Prohibitory orders under Section 144 are still in place at Gandhwani in Dhar district as well as Pipliya village which falls under Kukshi police station. Both these places witnessed communal clashes on Wednesday.
Several persons were injured in stone pelting from both sides and there were incidents of arson in which several shops and vehicles were set on fire.
Though there have been no untoward incidents in the last 24 hours, normal life has been badly affected as streets are deserted and markets closed. Heavy police presence is observed on the roads in both these places.
Meanwhile, police have registered seven cases against 82 people, both Hindus and Muslims, following the clashes which left several persons injured. The cases deal with rioting, arson, hurting religious sentiment of another community, criminal intimidation etc. In one case, an attempt to murder has also been slapped against 12 people.

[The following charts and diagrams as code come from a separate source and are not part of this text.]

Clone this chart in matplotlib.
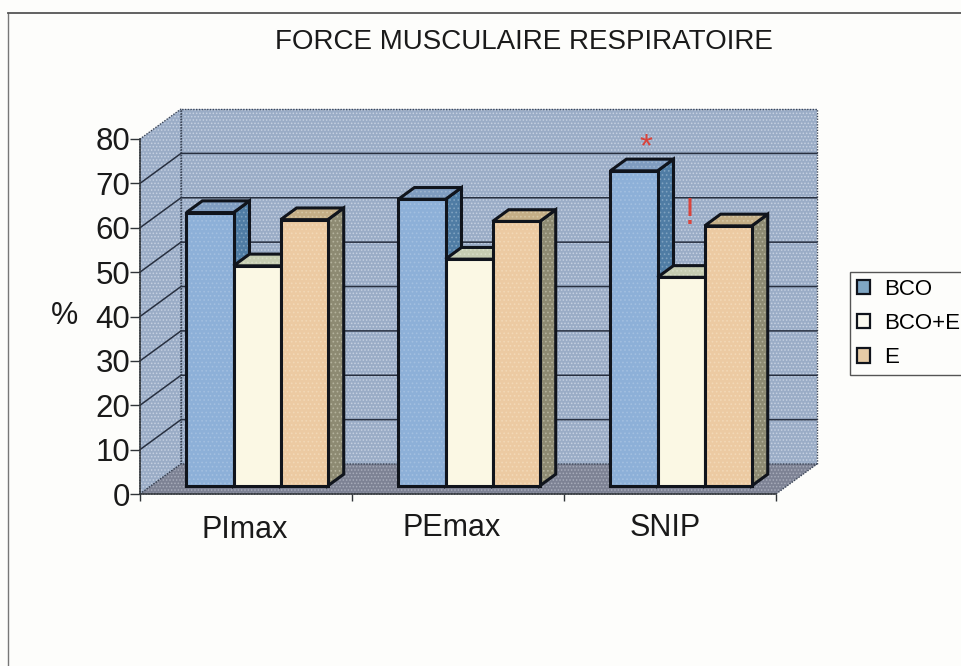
import matplotlib
matplotlib.use('Agg')
import matplotlib.pyplot as plt
from matplotlib.patches import Polygon, Patch

plt.rcParams['font.family'] = ['Liberation Sans', 'DejaVu Sans']
plt.rcParams['hatch.linewidth'] = 0.7

# donnees
categories = ['PImax', 'PEmax', 'SNIP']
series_names = ['BCO', 'BCO+E', 'E']
bco = [61.6, 64.6, 71]
bco_e = [49.6, 51.1, 47]
e = [60, 59.6, 58.6]
yticks = [0, 10, 20, 30, 40, 50, 60, 70, 80]

front_cols = ['#8db0d8', '#fbf8e4', '#eccaa2']
front_dots = ['#a2bfe0', '#fbf8e4', '#f2d8b6']
top_cols = ['#7f9cc0', '#c6cdb2', '#c4ae86']
top_dots = ['#9db4cf', '#d6dcc6', '#d6c6a4']
side_cols = ['#4f7ca4', '#9a9a80', '#8d8a72']
side_dots = ['#7fa2c0', '#b6b6a0', '#b4b29c']
legend_cols = ['#7fa6c4', '#fbfaf0', '#e6cba6']
line_col = '#10141c'

# decalage de la perspective, en unites de donnees
DX = 41 / 212
DY = 30 / 4.44
BAR_W = 1 / 4.5


def sk(x, y, d):
    # d = profondeur (0 devant, 1 fond)
    return (x + d * DX, y + d * DY)


def wall(ax, pts, col, hatch_col, z):
    ax.add_patch(Polygon(pts, closed=True, facecolor=col, edgecolor=hatch_col, hatch='.....',
                         lw=0, zorder=z, clip_on=False))
    ax.add_patch(Polygon(pts, closed=True, fill=False, edgecolor='#3c4658', lw=1, ls=(0, (1, 1)),
                         zorder=z + 0.1, clip_on=False))


def face(ax, pts, col, dots):
    ax.add_patch(Polygon(pts, closed=True, facecolor=col, edgecolor=dots, hatch='....',
                         lw=0, zorder=5, clip_on=False))
    ax.add_patch(Polygon(pts, closed=True, fill=False, edgecolor=line_col, lw=2.2,
                         joinstyle='miter', zorder=5, clip_on=False))


def bar3d(ax, x, h, i):
    d0, d1 = 0.27, 0.66
    w = BAR_W
    top = [sk(x, h, d0), sk(x + w, h, d0), sk(x + w, h, d1), sk(x, h, d1)]
    side = [sk(x + w, 0, d0), sk(x + w, h, d0), sk(x + w, h, d1), sk(x + w, 0, d1)]
    front = [sk(x, 0, d0), sk(x + w, 0, d0), sk(x + w, h, d0), sk(x, h, d0)]
    face(ax, side, side_cols[i], side_dots[i])
    face(ax, top, top_cols[i], top_dots[i])
    face(ax, front, front_cols[i], front_dots[i])


fig = plt.figure(figsize=(9.61, 6.66), dpi=100, facecolor='#fdfdfb')
ax = fig.add_axes([140 / 961, (666 - 494) / 666, 636 / 961, 355 / 666])
ax.set_xlim(0, 3)
ax.set_ylim(0, 80)
ax.patch.set_alpha(0)

# murs et sol
wall(ax, [sk(0, 0, 1), sk(3, 0, 1), sk(3, 80, 1), sk(0, 80, 1)], '#9aacc6', '#c6d1e2', 1)
wall(ax, [sk(0, 0, 0), sk(0, 0, 1), sk(0, 80, 1), sk(0, 80, 0)], '#9aacc6', '#c6d1e2', 1)
wall(ax, [sk(0, 0, 0), sk(3, 0, 0), sk(3, 0, 1), sk(0, 0, 1)], '#7d8294', '#a8acba', 1.5)

# grille
for v in yticks[1:-1]:
    ax.plot(*zip(sk(0, v, 0), sk(0, v, 1), sk(3, v, 1)), color='#283040', lw=1.1, zorder=2, clip_on=False)

# barres
for c in range(len(categories)):
    x0 = c + (1 - 3 * BAR_W) / 2
    for i, vals in enumerate([bco, bco_e, e]):
        bar3d(ax, x0 + i * BAR_W, vals[c], i)

# axes
for s in ['top', 'right']:
    ax.spines[s].set_visible(False)
for s in ['left', 'bottom']:
    ax.spines[s].set_color('#303438')
    ax.spines[s].set_linewidth(1.1)
    ax.spines[s].set_zorder(3)
ax.set_yticks(yticks)
ax.set_xticks([0, 1, 2, 3])
ax.set_xticklabels([])
ax.tick_params(axis='y', labelsize=22.5, length=7, width=1, color='#303438', pad=0, labelcolor='#1a1a1a')
ax.tick_params(axis='x', length=5, width=1, color='#303438')

# etiquettes des categories
label_x = [0.495, 1.47, 2.475]
label_y = [-8.2, -7.6, -7.6]
for name, lx, ly in zip(categories, label_x, label_y):
    ax.text(lx, ly, name, ha='center', va='center', fontsize=22, color='#1a1a1a', clip_on=False)

fig.text(65 / 961, 1 - 316 / 666, '%', ha='center', va='center', fontsize=22, color='#1a1a1a')
fig.text(524 / 961, 1 - 42 / 666, 'FORCE MUSCULAIRE RESPIRATOIRE', ha='center', va='center',
         fontsize=20, color='#1a1a1a')

# marques rouges
ax.text(2.387, 78, '*', color='#d9443c', fontsize=24, ha='center', va='center', clip_on=False, zorder=6)
ax.text(2.594, 63, '!', color='#d9443c', fontsize=26, ha='center', va='center', clip_on=False, zorder=6)

# legende
handles = [Patch(facecolor=c, edgecolor=line_col, lw=1.6) for c in legend_cols]
leg = fig.legend(handles, series_names, loc='upper left', bbox_to_anchor=(850 / 961, 1 - 272 / 666),
                 fontsize=16, frameon=True, fancybox=False, edgecolor='#555555', framealpha=1,
                 facecolor='#fdfdfb', handlelength=0.62, handleheight=0.62, handletextpad=0.6,
                 labelspacing=0.6, borderpad=0.3, borderaxespad=0)
leg.get_frame().set_linewidth(1)

# cadre exterieur
fig.add_artist(plt.Line2D([8 / 961, 8 / 961], [1 - 13 / 666, 0], color='#777777', lw=1))
fig.add_artist(plt.Line2D([8 / 961, 1], [1 - 13 / 666, 1 - 13 / 666], color='#555555', lw=1.3))

fig.savefig('out.png', dpi=100, facecolor=fig.get_facecolor())
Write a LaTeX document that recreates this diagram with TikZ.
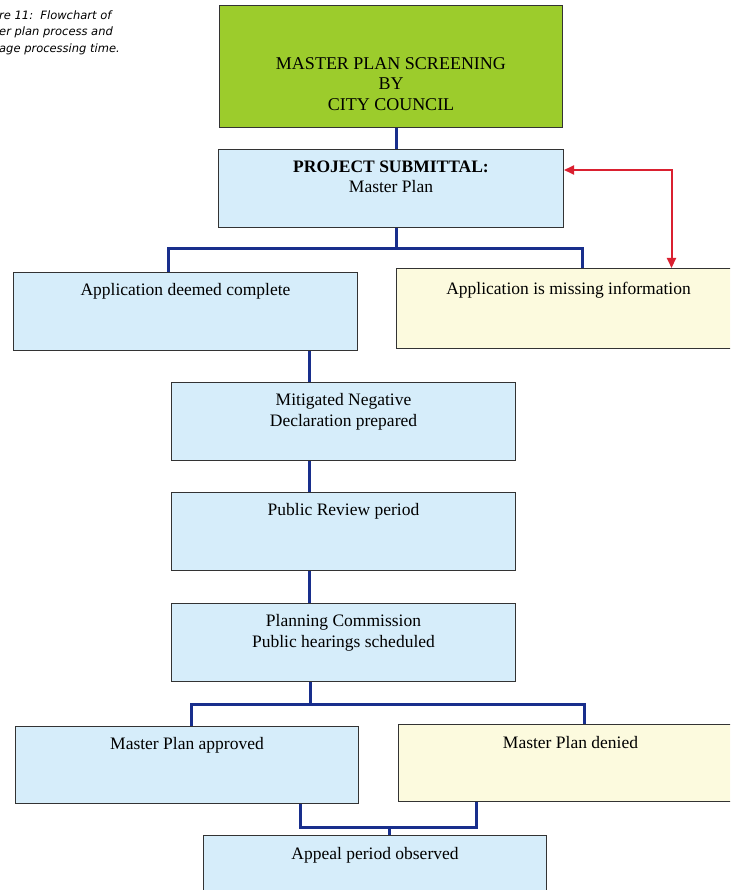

Following the incident in Pipliya, police have registered six cases in which 107 people have been booked against members of both communities. Most of the cases relate to arson, rioting and criminal intimidation Section 307 has been slapped against four, 30 and 20 people in three separate cases.
Right wing Hindu outfit Hindu Jagaran Manch has called for Dhar bandh on Saturday to protest against communal incidents in Dedla, Gandhwani and Piploda. Manch leader Vishwas Pandey confirmed the bandh. According to the HJM narrative, it was actions by Muslims that led to communal clashes in all these places in Dhar.
The situation at Bhaurasa in Dewas district is limping back to normal. Most of the shops in the area opened though traffic was thin as people preferred to stay indoors. Police were conspicuous all over the town, though they appeared more relaxed. Section 144 of CrPC still remains in force, though it is not being enforced.
A meeting of the peace committee was held in the afternoon where public representatives vowed that communal harmony would be maintained at any cost. Later, a peace march was also taken out by the people.